In diesem Sinne betrachte ich die heutigen sogenannten „Kulturen“ – ob europäisch, amerikanisch oder islamisch geprägt – eher als Ethnien: Gruppen mit unterschiedlichen Prägungen innerhalb einer im Kern gemeinsamen Kulturform.

 

Wissenschaftlich Einordnung

Es gibt eine zunehmende Vereinheitlichung zur globalen Zivilisationskultur: Viele Forschende sprechen von einer "Weltzivilisation", in der lokale Unterschiede in Konsum, Mediennutzung, Wirtschaftsform und politischer Struktur weitgehend angeglichen werden. Diese Homogenisierung wird durch Globalisierung, Digitalisierung und westlich geprägte Modernitätsvorstellungen verstärkt (Durston, 1993), (Ekeanyanwu, 2022).

 

Moderne Kulturen teilen zentrale Grundmerkmale: Trotz regionaler Unterschiede sind heutige Gesellschaften – ob europäisch, amerikanisch, islamisch oder asiatisch – in wesentlichen Aspekten wie Staatsform, Wirtschaftssystem, Bildung, Technik und Konsumlogik sehr ähnlich. Diese Unterschiede sind eher ethnisch-kulturell als zivilisatorisch grundlegend (Sissons, 2005).

 

Indigene Kulturen unterscheiden sich fundamental durch ihr Weltbild: Eine Schlüsselunterscheidung liegt im Verhältnis zur Natur. Viele indigene Weltanschauungen beruhen auf einem tiefen Bewusstsein für die Verbundenheit von Mensch, Natur und Kosmos.

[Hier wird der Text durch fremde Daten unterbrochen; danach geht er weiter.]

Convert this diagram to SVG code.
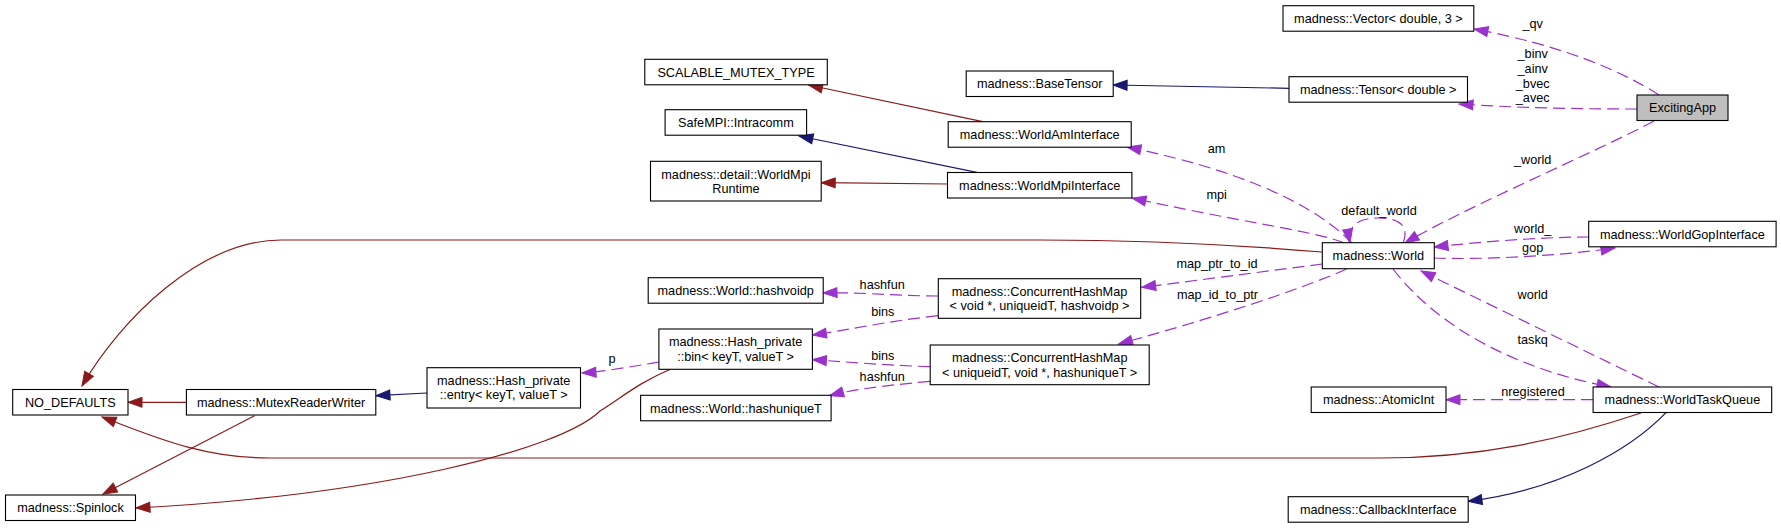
<svg xmlns="http://www.w3.org/2000/svg" width="1781" height="528" viewBox="0 0 1781 528">
<style>
  text { font-family: "Liberation Sans", Arial, sans-serif; font-size: 12.7px; fill: #000; }
  .node text { text-anchor: middle; }
  .lbl { text-anchor: middle; }
  .box { fill: #fff; stroke: #000; stroke-width: 1.1; }
  .cur { fill: #bfbfbf; stroke: #000; stroke-width: 1.1; }
  .e { fill: none; stroke-width: 1.2; }
  .use { stroke: #9a32cd; stroke-dasharray: 12,6; marker-end: url(#ap); }
  .pub { stroke: #191970; marker-end: url(#ab); }
  .pro { stroke: #8b1a1a; marker-end: url(#ar); }
</style>
<defs>
  <marker id="ap" markerUnits="userSpaceOnUse" markerWidth="15" markerHeight="11" refX="14" refY="5" orient="auto" overflow="visible">
    <path d="M0,0 L14,5 L0,10 z" fill="#9a32cd" stroke="#9a32cd" stroke-width="1"/>
  </marker>
  <marker id="ab" markerUnits="userSpaceOnUse" markerWidth="15" markerHeight="11" refX="14" refY="5" orient="auto" overflow="visible">
    <path d="M0,0 L14,5 L0,10 z" fill="#191970" stroke="#191970" stroke-width="1"/>
  </marker>
  <marker id="ar" markerUnits="userSpaceOnUse" markerWidth="15" markerHeight="11" refX="14" refY="5" orient="auto" overflow="visible">
    <path d="M0,0 L14,5 L0,10 z" fill="#8b1a1a" stroke="#8b1a1a" stroke-width="1"/>
  </marker>
</defs>
<rect width="1781" height="528" fill="#fff"/>

<g id="edges">
  <path class="e use" d="M1659,95 C1620,70 1560,45 1474,29"/>
  <path class="e use" d="M1637,109 C1580,109 1520,108 1459,104"/>
  <path class="e use" d="M1654,121 C1600,150 1460,210 1405,243"/>
  <path class="e use" d="M1403,243 C1410,225 1398,218 1378,218 C1358,218 1347,226 1350,243"/>
  <path class="e use" d="M1434,258 C1480,260 1560,256 1615,248"/>
  <path class="e use" d="M1589,237 C1540,237 1480,242 1434,247"/>
  <path class="e use" d="M1352,243 C1310,200 1230,168 1127,147"/>
  <path class="e use" d="M1344,243 C1320,232 1240,222 1132,198"/>
  <path class="e pro" d="M1322,252 C1250,246 1150,240 1040,240 L281,240 C200,240 120,320 82,386"/>
  <path class="e pro" d="M1641,413 C1560,440 1480,458 1380,458 L270,458 C200,458 150,435 102,417"/>
  <path class="e pro" d="M186,402.3 L128,402.3"/>
  <path class="e pro" d="M254.5,415.7 L103,494"/>
  <path class="e pro" d="M671,369 C640,382 625,395 600,411 C560,450 380,495 136,508"/>
  <path class="e pub" d="M427,393 L376,395.7"/>
  <path class="e use" d="M659,362 C630,367 600,372 582,373"/>
  <path class="e use" d="M938,296 C900,296 860,292 823,293"/>
  <path class="e use" d="M938,315.7 C880,322 850,330 812.4,335"/>
  <path class="e use" d="M930,366.7 C880,365 850,362 812.4,359.7"/>
  <path class="e use" d="M930,381.3 C880,386 850,390 829.6,395.7"/>
  <path class="e use" d="M1322.3,264 C1260,272 1200,280 1141.7,287.3"/>
  <path class="e use" d="M1346.7,269 C1300,290 1200,322 1118.5,344"/>
  <path class="e use" d="M1393,269 C1440,330 1520,370 1611,387"/>
  <path class="e use" d="M1659,387 L1421,271"/>
  <path class="e use" d="M1593,399.7 L1446,399.7"/>
  <path class="e pub" d="M1666,412.7 C1630,450 1560,490 1468,501.3"/>
  <path class="e pub" d="M1289,88.3 L1113.1,85"/>
  <path class="e pro" d="M982.7,121.7 L808.6,85"/>
  <path class="e pub" d="M976.9,172.3 L799,136"/>
  <path class="e pro" d="M947.5,184 L821.2,182.7"/>

  <text class="lbl" x="1532.7" y="28">_qv</text>
  <text class="lbl" x="1532.7" y="58.3">_binv</text>
  <text class="lbl" x="1532.7" y="72.8">_ainv</text>
  <text class="lbl" x="1532.7" y="87.5">_bvec</text>
  <text class="lbl" x="1532.7" y="102">_avec</text>
  <text class="lbl" x="1532.7" y="164">_world</text>
  <text class="lbl" x="1379" y="215">default_world</text>
  <text class="lbl" x="1532.7" y="232.7">world_</text>
  <text class="lbl" x="1532.7" y="251.7">gop</text>
  <text class="lbl" x="1216.5" y="152.7">am</text>
  <text class="lbl" x="1216.7" y="199">mpi</text>
  <text class="lbl" x="1217" y="268.3">map_ptr_to_id</text>
  <text class="lbl" x="1217.5" y="299.3">map_id_to_ptr</text>
  <text class="lbl" x="1532.7" y="299">world</text>
  <text class="lbl" x="1532.7" y="344">taskq</text>
  <text class="lbl" x="1533" y="395.7">nregistered</text>
  <text class="lbl" x="882.2" y="289">hashfun</text>
  <text class="lbl" x="882.8" y="315.7">bins</text>
  <text class="lbl" x="882.8" y="359.7">bins</text>
  <text class="lbl" x="882.2" y="380.7">hashfun</text>
  <text class="lbl" x="612" y="363.3">p</text>
</g>

<g id="ExcitingApp" class="node"><rect class="cur" x="1637" y="95" width="91" height="25.5"/><text x="1682.5" y="112.3">ExcitingApp</text></g>
<g id="Vector" class="node"><rect class="box" x="1283" y="5.7" width="190.8" height="25.5"/><text x="1378.4" y="23">madness::Vector&lt; double, 3 &gt;</text></g>
<g id="Tensor" class="node"><rect class="box" x="1289" y="76.7" width="178.5" height="25.5"/><text x="1378.2" y="94">madness::Tensor&lt; double &gt;</text></g>
<g id="BaseTensor" class="node"><rect class="box" x="966.2" y="71" width="147" height="25.5"/><text x="1039.7" y="88.3">madness::BaseTensor</text></g>
<g id="ScalableMutex" class="node"><rect class="box" x="644.8" y="59.3" width="182.5" height="25.5"/><text x="736" y="76.6">SCALABLE_MUTEX_TYPE</text></g>
<g id="Intracomm" class="node"><rect class="box" x="665.1" y="109.7" width="141.5" height="25.5"/><text x="735.9" y="127">SafeMPI::Intracomm</text></g>
<g id="WorldMpiRuntime" class="node"><rect class="box" x="650.5" y="161.3" width="170.7" height="39.7"/><text x="735.9" y="178.5">madness::detail::WorldMpi</text><text x="735.9" y="192.8">Runtime</text></g>
<g id="WorldAmInterface" class="node"><rect class="box" x="948.2" y="121.7" width="183" height="25.5"/><text x="1039.7" y="139">madness::WorldAmInterface</text></g>
<g id="WorldMpiInterface" class="node"><rect class="box" x="947.5" y="172.5" width="184.4" height="25.5"/><text x="1039.7" y="189.8">madness::WorldMpiInterface</text></g>
<g id="World" class="node"><rect class="box" x="1322.3" y="242.7" width="112" height="26"/><text x="1378.3" y="260.2">madness::World</text></g>
<g id="WorldGopInterface" class="node"><rect class="box" x="1588.7" y="221.3" width="187.4" height="25.5"/><text x="1682.4" y="238.6">madness::WorldGopInterface</text></g>
<g id="hashvoidp" class="node"><rect class="box" x="648.2" y="277.7" width="175" height="25.5"/><text x="735.7" y="295">madness::World::hashvoidp</text></g>
<g id="CHMvoid" class="node"><rect class="box" x="938.3" y="278.7" width="202.4" height="39.6"/><text x="1039.5" y="295.8">madness::ConcurrentHashMap</text><text x="1039.5" y="310.1">&lt; void *, uniqueidT, hashvoidp &gt;</text></g>
<g id="HashBin" class="node"><rect class="box" x="658.9" y="329" width="153.5" height="40.3"/><text x="735.6" y="346.4">madness::Hash_private</text><text x="735.6" y="360.7">::bin&lt; keyT, valueT &gt;</text></g>
<g id="CHMunique" class="node"><rect class="box" x="930.2" y="345" width="219" height="39.7"/><text x="1039.7" y="362.2">madness::ConcurrentHashMap</text><text x="1039.7" y="376.5">&lt; uniqueidT, void *, hashuniqueT &gt;</text></g>
<g id="hashuniqueT" class="node"><rect class="box" x="640.6" y="395.3" width="190.5" height="25.5"/><text x="735.9" y="412.6">madness::World::hashuniqueT</text></g>
<g id="HashEntry" class="node"><rect class="box" x="427" y="367.7" width="153.5" height="40.3"/><text x="503.7" y="385.1">madness::Hash_private</text><text x="503.7" y="399.4">::entry&lt; keyT, valueT &gt;</text></g>
<g id="NO_DEFAULTS" class="node"><rect class="box" x="12.7" y="389.5" width="115.3" height="25.5"/><text x="70.3" y="406.8">NO_DEFAULTS</text></g>
<g id="MutexReaderWriter" class="node"><rect class="box" x="186.4" y="389.5" width="189.4" height="25.5"/><text x="281.1" y="406.8">madness::MutexReaderWriter</text></g>
<g id="Spinlock" class="node"><rect class="box" x="5.5" y="495" width="130" height="25.5"/><text x="70.5" y="512.3">madness::Spinlock</text></g>
<g id="AtomicInt" class="node"><rect class="box" x="1311.2" y="387" width="134.8" height="25.5"/><text x="1378.6" y="404.3">madness::AtomicInt</text></g>
<g id="WorldTaskQueue" class="node"><rect class="box" x="1593.1" y="387" width="178.6" height="25.5"/><text x="1682.4" y="404.3">madness::WorldTaskQueue</text></g>
<g id="CallbackInterface" class="node"><rect class="box" x="1288.2" y="496.7" width="180" height="25.5"/><text x="1378.2" y="514">madness::CallbackInterface</text></g>
</svg>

Dieses Denken ist in modernen Kulturen meist verloren gegangen oder marginalisiert (Khairullina et al., 2015), (Watene & Yap, 2015).

 

Indigene Kulturen betonen Fürsorge und Verantwortung für die Erde: Anders als in der dominanten Zivilisationskultur ist in indigenen Kulturen ein ökologisch-spirituelles Bewusstsein zentral: Die Erde wird nicht als Ressource, sondern als lebendiges Gegenüber betrachtet, zu dem es eine ethische Beziehung gibt (Smith & Ward, 2001).